Chiapas has one of the largest indigenous populations in Mexico and is home to numerous Mayan ruins set in the rainforest. For us, this made it a must see region of Mexico as we continued our quest to interact with indigenous communities in some of the wildest places in Mexico.
San Cristóbal de Las Casas is a great place to get your feet wet in Chiapas. We had an amazing week there, enjoying one of the most beautiful colonial cities in the world and mountain biking through the indigenous communities surrounding the city. San Cristóbal was the center of the Zapotista rebellion in Chiapas. The rebellion was brutally and quickly crushed by the Mexican Army with help from the US. But after spending some time in indigenous communities like San Juan Chamula, we felt like we had a bit of an appreciation of why the Zapotista movement was formed (and to a certain extent is still alive today). Chiapas generates a lot of the power (via dammed) for all of Mexico (via hydroelectric power plants). Yet the people of Chiapas get very little in return from the Mexican government. Yet these poor, proud people nevertheless seem happy with their lives, despite how little they have.

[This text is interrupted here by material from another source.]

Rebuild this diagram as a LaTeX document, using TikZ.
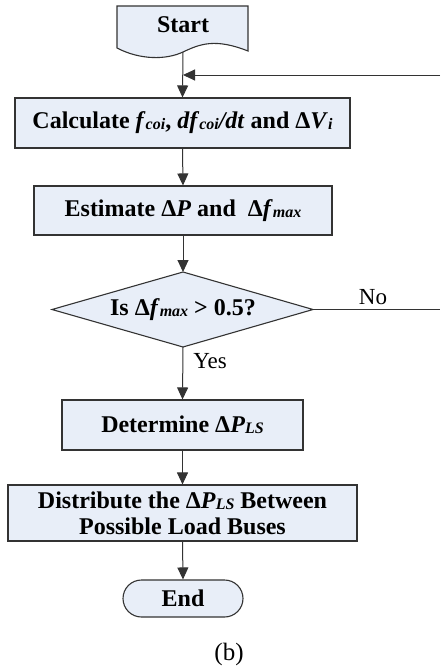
\documentclass[tikz,border=0pt]{standalone}
\usepackage{fontspec}
\setmainfont{Liberation Serif}
\usetikzlibrary{arrows.meta}
\newcommand{\sbs}[1]{\raisebox{-1pt}{\fontsize{16}{16}\selectfont\textit{#1}}}
\definecolor{boxfill}{HTML}{E8EEF8}
\definecolor{boxline}{HTML}{333333}
\begin{document}
\begin{tikzpicture}[x=1pt,y=-1pt,
  procbox/.style={draw=boxline,fill=boxfill,line width=1.1pt,inner sep=0pt,align=center,font=\fontsize{24}{26}\selectfont\bfseries},
  conn/.style={draw=boxline,line width=1pt},
  arr/.style={conn,-{Triangle[length=12pt,width=11pt]}},
  lbl/.style={font=\fontsize{23}{26}\selectfont}]
\useasboundingbox (0,0) rectangle (440,669);
% Start (document shape)
\path[draw=boxline,fill=boxfill,line width=1.1pt]
  (117,6) -- (248,6) -- (248,51) .. controls (215,38) and (200,44) .. (183,52)
  .. controls (166,60) and (140,60) .. (117,48) -- cycle;
\node[font=\fontsize{24}{26}\selectfont\bfseries] (start) at (183,25) {Start};
\coordinate (startb) at (183,52);
% boxes
\node[procbox,minimum width=335pt,minimum height=50pt] (calc) at (182.5,123)
  {Calculate \textit{f}\sbs{coi}, \textit{df}\sbs{coi}\textit{/dt} and Δ\textit{V}\sbs{i}};
\node[procbox,minimum width=298pt,minimum height=49pt] (est) at (183,210.5)
  {Estimate Δ\textit{P} and~ Δ\textit{f}\sbs{max}};
% decision diamond
\coordinate (dtop) at (183,272);
\coordinate (dbot) at (183,347);
\coordinate (dleft) at (52,309.5);
\coordinate (dright) at (313,309.5);
\path[draw=boxline,fill=boxfill,line width=1.1pt] (dtop) -- (dright) -- (dbot) -- (dleft) -- cycle;
\node[font=\fontsize{24}{26}\selectfont\bfseries] (dec) at (183,309.5) {Is Δ\textit{f}\sbs{max} > 0.5?};
\node[procbox,minimum width=241pt,minimum height=50pt] (det) at (182.5,425)
  {Determine Δ\textit{P}\sbs{LS}};
\node[procbox,minimum width=349pt,minimum height=56pt] (dist) at (182.5,513)
  {Distribute the Δ\textit{P}\sbs{LS} Between\\Possible Load Buses};
\node[procbox,minimum width=120pt,minimum height=37pt,rounded corners=18.5pt] (endn) at (183,598.5) {End};
% connectors
\coordinate (join) at (183,75);
\coordinate (fbR) at (440,75);
\coordinate (noR) at (440,309.5);
\draw[arr] (startb) -- (calc.north);
\draw[arr] (fbR) -- (join);
\draw[arr] (calc.south) -- (est.north);
\draw[arr] (est.south) -- (dtop);
\draw[arr] (dbot) -- (det.north);
\draw[arr] (det.south) -- (dist.north);
\draw[arr] (dist.south) -- (endn.north);
\draw[conn] (dright) -- (noR);
\node[lbl] (no) at (373,297) {No};
\node[lbl] (yes) at (210,361) {Yes};
\node[font=\fontsize{25}{28}\selectfont] (cap) at (229,654) {(b)};
\end{tikzpicture}
\end{document}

From San Cristóbal de Las Casas, we took the “safer” of the two routes toward Palenque. This involved driving southeast through the Lacandan Jungle along the Mexican Guatemalan border on a horrible road.
The Bonampak ruins are home to some of the best preserved Mayan murals in the world. And the Yaxchilan ruins, reached via a one hour boat ride on the Usumacina River, are set in the apex of a horsehoe shaped bend in the river deep in the jungle. The journey to these ruins was particularly unforgettable, including for Oz who loved the boat ride (but was less enthusiastic about the crocodiles).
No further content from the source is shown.